Grand Jury Issues At Least 9 Indictments For Austin Police Officers Accused In 2020 Protests


According to sources close to the matter, a Travis County grand jury on Thursday issued at least nine indictments for Austin Police Department (APD) officers accused of excessive use of force, a number that is likely to grow as officers and attorneys are notified of other potential indictments.

This number of indictments is also expected to be the highest of any U.S. city following the unrest of George Floyd’s murder.

The indictments come after the grand jury conducted a review of 21 Austin police officers’ actions during the unprecedented protests following Floyd’s murder in Minneapolis and the controversial shooting in Austin of Michael Ramos in April 2020.

The protests drew tens of thousands to Downtown Austin streets last May and led about three dozen people to be taken to the hospital during more than a week of protests. The protestors suffered a range of injuries, including traumatic head wounds and broken bones, that they claim were the result of excessive force by Austin police officers.

According to documents released by the Travis County District Attorney’s Office, the cases considered by the grand jury focus almost exclusively on the use of “less lethal” bean bag rounds.
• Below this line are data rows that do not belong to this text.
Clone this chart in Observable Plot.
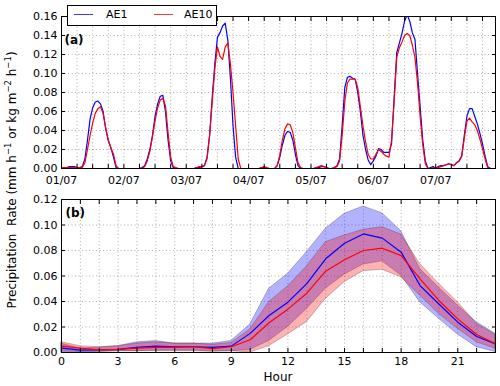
<!DOCTYPE html>
<html><head><meta charset="utf-8">
<script src="https://cdn.jsdelivr.net/npm/d3@7"></script>
<script src="https://cdn.jsdelivr.net/npm/@observablehq/plot@0.6"></script>
<style>
html,body{margin:0;padding:0;background:#fff;}
#wrap{position:relative;width:500px;height:386px;font-family:"DejaVu Sans",sans-serif;overflow:hidden;}
#top,#bot{position:absolute;left:0;}
#top{top:0;} #bot{top:186px;}
#ylab{position:absolute;left:12px;top:180px;transform:translate(-50%,-50%) rotate(-90deg);white-space:nowrap;font-size:12px;line-height:14px;}
#ylab sup{font-size:8.5px;line-height:0;vertical-align:5px;}
#xlab{position:absolute;left:278px;top:377px;transform:translate(-50%,-50%);font-size:12px;}
#legend{position:absolute;left:67px;top:5px;width:150px;height:21px;border:1px solid #000;background:#fff;box-sizing:border-box;font-size:11px;}
.sw{position:absolute;top:8px;width:19px;height:0;border-top:1.3px solid;}
.lt{position:absolute;top:2px;line-height:14px;}
</style></head>
<body>
<div id="wrap">
  <div id="top"></div>
  <div id="bot"></div>
  <div id="ylab">Precipitation&nbsp; Rate (mm h<sup>−1</sup> or kg m<sup>−2</sup> h<sup>−1</sup>)</div>
  <div id="xlab">Hour</div>
  <div id="legend">
    <div class="sw" style="left:6px;border-color:#3a3aff"></div><div class="lt" style="left:38px">AE1</div>
    <div class="sw" style="left:86px;border-color:#ff3a3a"></div><div class="lt" style="left:116px">AE10</div>
  </div>
</div>
<script>
// ---- Panel (a): hourly series, 01/07 00h .. 07/07 23h
const dayLabels = ["01/07","02/07","03/07","04/07","05/07","06/07","07/07"];
const ae1Hourly = [
  0.001,0.001,0.001,0.002,0.002,0.002,0.001,0.001,0.002,0.01,0.03,0.052,0.064,0.07,0.071,0.068,0.06,0.042,0.03,0.022,0.012,0.001,0,0,
  0,0,0,0,0,0,0,0.001,0.003,0.01,0.02,0.035,0.055,0.068,0.076,0.077,0.06,0.03,0.008,0.001,0,0,0,0,
  0,0,0,0,0.001,0.001,0.002,0.003,0.012,0.035,0.075,0.11,0.138,0.143,0.15,0.153,0.135,0.095,0.045,0.012,0,0,0,0,
  0,0,0,0,0,0.001,0.001,0,0,0,0,0.003,0.012,0.025,0.035,0.039,0.038,0.03,0.015,0.003,0,0,0,0,
  0,0,0.001,0.001,0.002,0.002,0.001,0,0,0.001,0.003,0.01,0.045,0.085,0.096,0.097,0.095,0.094,0.08,0.06,0.035,0.02,0.009,0.004,
  0.008,0.013,0.021,0.02,0.017,0.017,0.017,0.026,0.075,0.122,0.132,0.142,0.155,0.162,0.155,0.143,0.136,0.1,0.065,0.03,0.008,0,0.001,0.002,
  0,0.002,0.003,0.003,0.004,0.005,0.004,0.003,0.006,0.008,0.013,0.035,0.055,0.063,0.063,0.055,0.047,0.037,0.026,0.013,0.002,0,0,0
];
const ae10Hourly = [
  0.001,0.001,0.001,0.001,0.001,0.001,0.001,0.001,0.001,0.006,0.02,0.035,0.048,0.058,0.063,0.065,0.058,0.043,0.029,0.022,0.015,0.003,0,0,
  0,0,0,0,0,0,0,0,0.002,0.008,0.018,0.033,0.05,0.064,0.072,0.074,0.066,0.038,0.012,0.002,0.001,0,0,0,
  0,0,0,0,0.001,0.002,0.002,0.003,0.01,0.035,0.07,0.105,0.128,0.118,0.115,0.128,0.132,0.11,0.08,0.045,0.01,0,0,0,
  0,0,0,0,0,0.001,0.002,0.001,0,0,0,0.003,0.014,0.03,0.042,0.047,0.046,0.038,0.022,0.006,0.001,0,0,0,
  0,0,0.001,0.002,0.003,0.002,0.001,0,0,0.001,0.002,0.008,0.035,0.07,0.09,0.094,0.094,0.094,0.085,0.065,0.045,0.028,0.015,0.01,
  0.01,0.015,0.02,0.018,0.015,0.013,0.012,0.03,0.07,0.117,0.127,0.133,0.14,0.142,0.14,0.13,0.117,0.09,0.055,0.025,0.005,0,0,0.001,
  0,0.001,0.002,0.003,0.004,0.005,0.004,0.003,0.006,0.008,0.013,0.032,0.05,0.053,0.049,0.046,0.04,0.031,0.021,0.01,0.001,0,0,0
];
// ---- Panel (b): diurnal cycle, hours 0..23
const hourOfDay = [0,1,2,3,4,5,6,7,8,9,10,11,12,13,14,15,16,17,18,19,20,21,22,23];
const ae1Mean = [0.0035,0.0018,0.002,0.0025,0.004,0.005,0.0045,0.0045,0.004,0.005,0.015,0.029,0.0395,0.054,0.0735,0.0857,0.093,0.0897,0.0787,0.0525,0.038,0.0238,0.0125,0.0068];
const ae1Low  = [0,0,0.0005,0.001,0.001,0.0015,0.0015,0.0015,0.001,0.001,0.002,0.009,0.02,0.034,0.05,0.061,0.069,0.0715,0.0604,0.0395,0.0264,0.0141,0.0042,0.0003];
const ae1High = [0.007,0.003,0.004,0.005,0.008,0.009,0.007,0.007,0.007,0.009,0.022,0.05,0.0617,0.0787,0.097,0.1088,0.1145,0.1093,0.0952,0.0656,0.051,0.0369,0.0238,0.0146];
const ae10Mean = [0.005,0.0035,0.002,0.0025,0.0035,0.004,0.004,0.0045,0.003,0.0045,0.01,0.0233,0.034,0.0465,0.0638,0.0727,0.08,0.0818,0.076,0.0578,0.0408,0.0264,0.0141,0.0068];
const ae10Low  = [0.001,0.0005,0.0005,0.001,0.001,0.001,0.001,0.001,0.0005,0.001,0,0.005,0.0141,0.0238,0.042,0.0551,0.0638,0.0649,0.059,0.0447,0.0303,0.0186,0.0081,0.0029];
const ae10High = [0.008,0.005,0.004,0.005,0.007,0.008,0.007,0.007,0.006,0.0075,0.018,0.0395,0.0518,0.0675,0.0865,0.0918,0.0962,0.0983,0.0925,0.0695,0.054,0.0395,0.0225,0.014];
const yTicksA = [0,0.02,0.04,0.06,0.08,0.10,0.12,0.14,0.16];
const yTicksB = [0,0.02,0.04,0.06,0.08,0.10,0.12];
const xTicksB = [0,3,6,9,12,15,18,21];

const gridStyle = {stroke:"#000", strokeOpacity:0.45, strokeWidth:0.7, strokeDasharray:"1,2.5"};
const fmt = d3.format(".2f");
const hoursA = d3.range(ae1Hourly.length);
const dayTicks = dayLabels.map((_, i) => i * 24);
const sixHour = d3.range(0, 168, 6);

const plotA = Plot.plot({
  width: 500, height: 186,
  marginLeft: 61, marginRight: 5, marginTop: 16, marginBottom: 18,
  style: {fontFamily: "DejaVu Sans", fontSize: "11px", background: "transparent", color: "#000"},
  x: {domain: [0, 167]},
  y: {domain: [0, 0.16]},
  marks: [
    Plot.gridX(sixHour, gridStyle),
    Plot.gridY(yTicksA, gridStyle),
    Plot.lineY(ae1Hourly, {x: hoursA, y: d => d, stroke: "blue", strokeWidth: 1.2, clip: true}),
    Plot.lineY(ae10Hourly, {x: hoursA, y: d => d, stroke: "red", strokeWidth: 1.2, clip: true}),
    Plot.axisX(dayTicks, {anchor: "bottom", tickSize: 0, tickPadding: 8, tickFormat: d => dayLabels[d / 24], label: null}),
    Plot.axisX(sixHour, {anchor: "bottom", tickSize: -4, tickFormat: () => "", label: null}),
    Plot.axisX(sixHour, {anchor: "top", tickSize: -4, tickFormat: () => "", label: null}),
    Plot.axisY(yTicksA, {anchor: "left", tickSize: 0, tickPadding: 4, tickFormat: fmt, label: null}),
    Plot.axisY(yTicksA, {anchor: "left", tickSize: -4, tickFormat: () => "", label: null}),
    Plot.axisY(yTicksA, {anchor: "right", tickSize: -4, tickFormat: () => "", label: null}),
    Plot.frame({stroke: "#000", strokeWidth: 1}),
    Plot.text(["(a)"], {frameAnchor: "top-left", textAnchor: "start", lineAnchor: "middle", dx: 3, dy: 24, fontWeight: "bold", fontSize: 12})
  ]
});
document.getElementById("top").appendChild(plotA);

const rows = hourOfDay.map((h, i) => ({h, bm: ae1Mean[i], blo: ae1Low[i], bhi: ae1High[i], rm: ae10Mean[i], rlo: ae10Low[i], rhi: ae10High[i]}));
const plotB = Plot.plot({
  width: 500, height: 200,
  marginLeft: 61, marginRight: 5, marginTop: 13, marginBottom: 34,
  style: {fontFamily: "DejaVu Sans", fontSize: "11px", background: "transparent", color: "#000"},
  x: {domain: [0, 23]},
  y: {domain: [0, 0.12]},
  marks: [
    Plot.gridX(hourOfDay, gridStyle),
    Plot.gridY(yTicksB, gridStyle),
    Plot.areaY(rows, {x: "h", y1: "blo", y2: "bhi", fill: "blue", fillOpacity: 0.3, stroke: "#223", strokeOpacity: 0.35, strokeWidth: 0.8}),
    Plot.areaY(rows, {x: "h", y1: "rlo", y2: "rhi", fill: "red", fillOpacity: 0.3, stroke: "#322", strokeOpacity: 0.35, strokeWidth: 0.8}),
    Plot.lineY(rows, {x: "h", y: "bm", stroke: "blue", strokeWidth: 1.2}),
    Plot.lineY(rows, {x: "h", y: "rm", stroke: "red", strokeWidth: 1.2}),
    Plot.axisX(xTicksB, {anchor: "bottom", tickSize: 0, tickPadding: 5, tickFormat: d => String(d), label: null}),
    Plot.axisX(hourOfDay, {anchor: "bottom", tickSize: -4, tickFormat: () => "", label: null}),
    Plot.axisX(hourOfDay, {anchor: "top", tickSize: -4, tickFormat: () => "", label: null}),
    Plot.axisY(yTicksB, {anchor: "left", tickSize: 0, tickPadding: 4, tickFormat: fmt, label: null}),
    Plot.axisY(yTicksB, {anchor: "left", tickSize: -4, tickFormat: () => "", label: null}),
    Plot.axisY(yTicksB, {anchor: "right", tickSize: -4, tickFormat: () => "", label: null}),
    Plot.frame({stroke: "#000", strokeWidth: 1}),
    Plot.text(["(b)"], {frameAnchor: "top-left", textAnchor: "start", lineAnchor: "middle", dx: 4, dy: 14, fontWeight: "bold", fontSize: 12})
  ]
});
document.getElementById("bot").appendChild(plotB);
</script>
</body></html>
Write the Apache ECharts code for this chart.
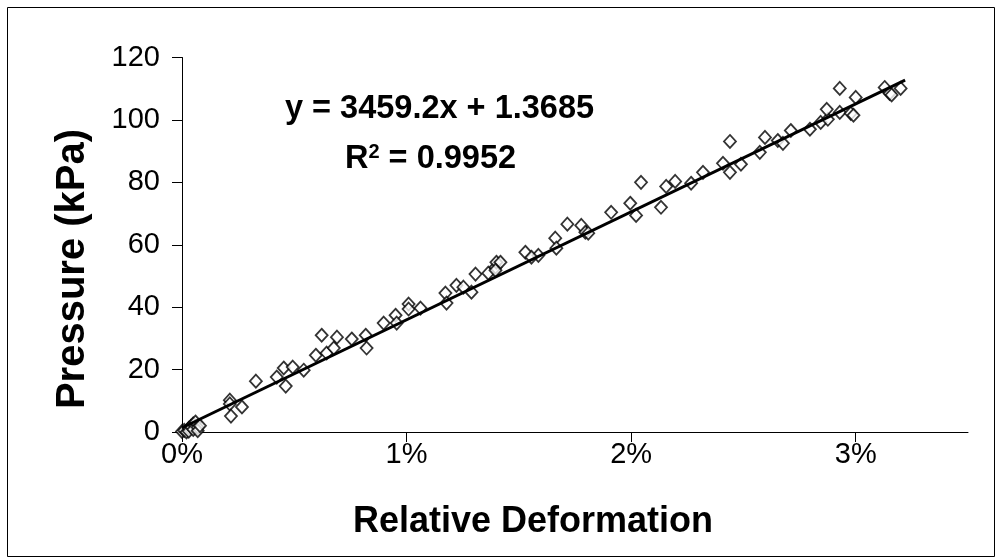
<!DOCTYPE html>
<html>
<head>
<meta charset="utf-8">
<script src="https://cdn.jsdelivr.net/npm/echarts@6/dist/echarts.min.js"></script>
<style>
  html, body { margin: 0; padding: 0; background: #fff; }
  #chart { width: 1002px; height: 559px; }
</style>
</head>
<body>
<div id="chart"></div>
<script>
// measured points: relative deformation (%) and pressure (kPa)
const deformation = [
  0.00, 0.01, 0.02, 0.03, 0.03, 0.04, 0.05, 0.05, 0.06, 0.07, 0.07, 0.08,
  0.213, 0.213, 0.218, 0.267, 0.329, 0.422, 0.453, 0.462, 0.493, 0.542,
  0.596, 0.622, 0.644, 0.676, 0.690, 0.756, 0.818, 0.822, 0.898, 0.951,
  0.956, 1.009, 1.009, 1.062, 1.173, 1.178, 1.222, 1.253, 1.289, 1.307,
  1.364, 1.396, 1.400, 1.418, 1.396, 1.529, 1.587, 1.556, 1.662, 1.667,
  1.716, 1.778, 1.796, 1.809, 1.911, 1.996, 2.022, 2.044, 2.133, 2.156,
  2.196, 2.267, 2.320, 2.409, 2.440, 2.440, 2.489, 2.573, 2.596, 2.653,
  2.676, 2.711, 2.796, 2.844, 2.876, 2.871, 2.929, 2.929, 2.978, 3.000,
  3.129, 3.151, 3.200, 2.990, 3.160
]
const pressure = [
  0.2, 0.5, 0.0, 1.2, 0.3, 1.8, 2.6, 0.8, 3.2, 1.5, 0.4, 2.0,
  10.2, 9.0, 5.1, 8.0, 16.3, 17.6, 20.5, 14.7, 20.8, 19.8,
  24.6, 31.0, 25.3, 26.9, 30.4, 29.8, 31.0, 26.9, 34.9, 37.4,
  34.9, 41.0, 39.4, 39.7, 44.5, 41.3, 47.0, 46.4, 44.8, 50.6,
  50.9, 52.8, 54.4, 54.4, 51.8, 57.6, 56.6, 56.0, 62.1, 58.9,
  66.6, 66.2, 64.0, 63.7, 70.4, 73.3, 69.4, 80.0, 72.0, 78.7,
  80.3, 79.7, 83.2, 86.1, 83.2, 93.1, 85.8, 89.6, 94.4, 93.4,
  92.5, 96.6, 97.0, 99.2, 100.2, 103.4, 102.4, 110.1, 102.1, 107.2,
  110.4, 108.5, 110.1, 101.5, 108.0
]

// linear trend (Excel)
const slope = 3459.2
const intercept = 1.3685
const trendX = [0, 3.22]

const xTicks = [0, 1, 2, 3]
const yTicks = [0, 20, 40, 60, 80, 100, 120]

const points = deformation.map((d, i) => [d, pressure[i]])
const trend = trendX.map(x => [x, slope * x / 100 + intercept])

const font = '"Liberation Sans", Arial, sans-serif'

const chart = echarts.init(document.getElementById('chart'))
chart.setOption({
  animation: false,
  backgroundColor: '#fff',
  grid: { left: 182, right: 34, top: 57.5, bottom: 127 },
  xAxis: {
    type: 'value',
    min: 0,
    max: 3.5,
    interval: 1,
    axisLine: { show: true, lineStyle: { color: '#000', width: 1 } },
    axisTick: { show: true, length: 10, lineStyle: { color: '#000' }, customValues: xTicks },
    axisLabel: {
      fontFamily: font, fontSize: 29, color: '#000', margin: 8,
      customValues: xTicks,
      formatter: v => v + '%'
    },
    splitLine: { show: false }
  },
  yAxis: {
    type: 'value',
    min: 0,
    max: 120,
    interval: 20,
    axisLine: { show: true, lineStyle: { color: '#000', width: 1 } },
    axisTick: { show: true, length: 10, lineStyle: { color: '#000' }, customValues: yTicks },
    axisLabel: { fontFamily: font, fontSize: 29, color: '#000', margin: 22, customValues: yTicks },
    splitLine: { show: false }
  },
  graphic: [
    {
      type: 'rect',
      shape: { x: 7.5, y: 7.5, width: 987, height: 549 },
      style: { fill: null, stroke: '#000', lineWidth: 1 },
      z: -1
    },
    {
      type: 'text',
      x: 533, y: 522,
      style: {
        text: 'Relative Deformation', font: 'bold 36px ' + font, fill: '#000',
        align: 'center', verticalAlign: 'middle'
      }
    },
    {
      type: 'text',
      x: 73, y: 269, rotation: Math.PI / 2,
      style: {
        text: 'Pressure (kPa)', font: 'bold 40px ' + font, fill: '#000',
        align: 'center', verticalAlign: 'middle'
      }
    },
    {
      type: 'text',
      left: 285, top: 93,
      style: { text: 'y = 3459.2x + 1.3685', font: 'bold 32.5px ' + font, fill: '#000' }
    },
    {
      type: 'text',
      left: 345, top: 142,
      style: {
        text: '{b|R}{s|2}{b| = 0.9952}',
        rich: {
          b: { font: 'bold 32.5px ' + font, color: '#000' },
          s: { font: 'bold 20px ' + font, color: '#000', verticalAlign: 'top', padding: [0, 0, 14, 0] }
        }
      }
    }
  ],
  series: [
    {
      type: 'scatter',
      data: points,
      symbol: 'diamond',
      symbolSize: [12, 13],
      itemStyle: { color: '#fff', borderColor: '#000', borderWidth: 1.8 },
      z: 2
    },
    {
      type: 'line',
      data: trend,
      showSymbol: false,
      lineStyle: { color: '#000', width: 3 },
      z: 3
    }
  ]
})
</script>
</body>
</html>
In the 20 months since the protests, about a dozen plaintiffs have filed lawsuits against the City of Austin and individual officers. Last week, the City settled its first case stemming from the protests, paying out $150,000.

On Thursday, the Austin City Council approved settlements worth $10 million total in two civil lawsuits connected to the protests. A total of $8 million will be given to Justin Howell and $2 million will be paid to Anthony Evans. The $8 million settlement for Howell is the largest settlement amount ever paid for a use-of-force case in Austin’s history.

Prior to Thursday’s announcement, the Combined Law Enforcement Associations of Texas (CLEAT) held a press conference broadcast on Facebook Live in regard to the indictments.

“It’s an absolute disgrace and it sickens me that DA Garza is using enforcement officers as pawns in a political game of chess,” said Austin Police Associate President Ken Casaday. “DA Garza ran on a platform to indict officers and has not missed the opportunity to try and ruin lives, careers and simply fulfill a campaign promise.”

Casaday also called the timing of Thursday’s indictments during early voting for the primary election “mighty suspicious.”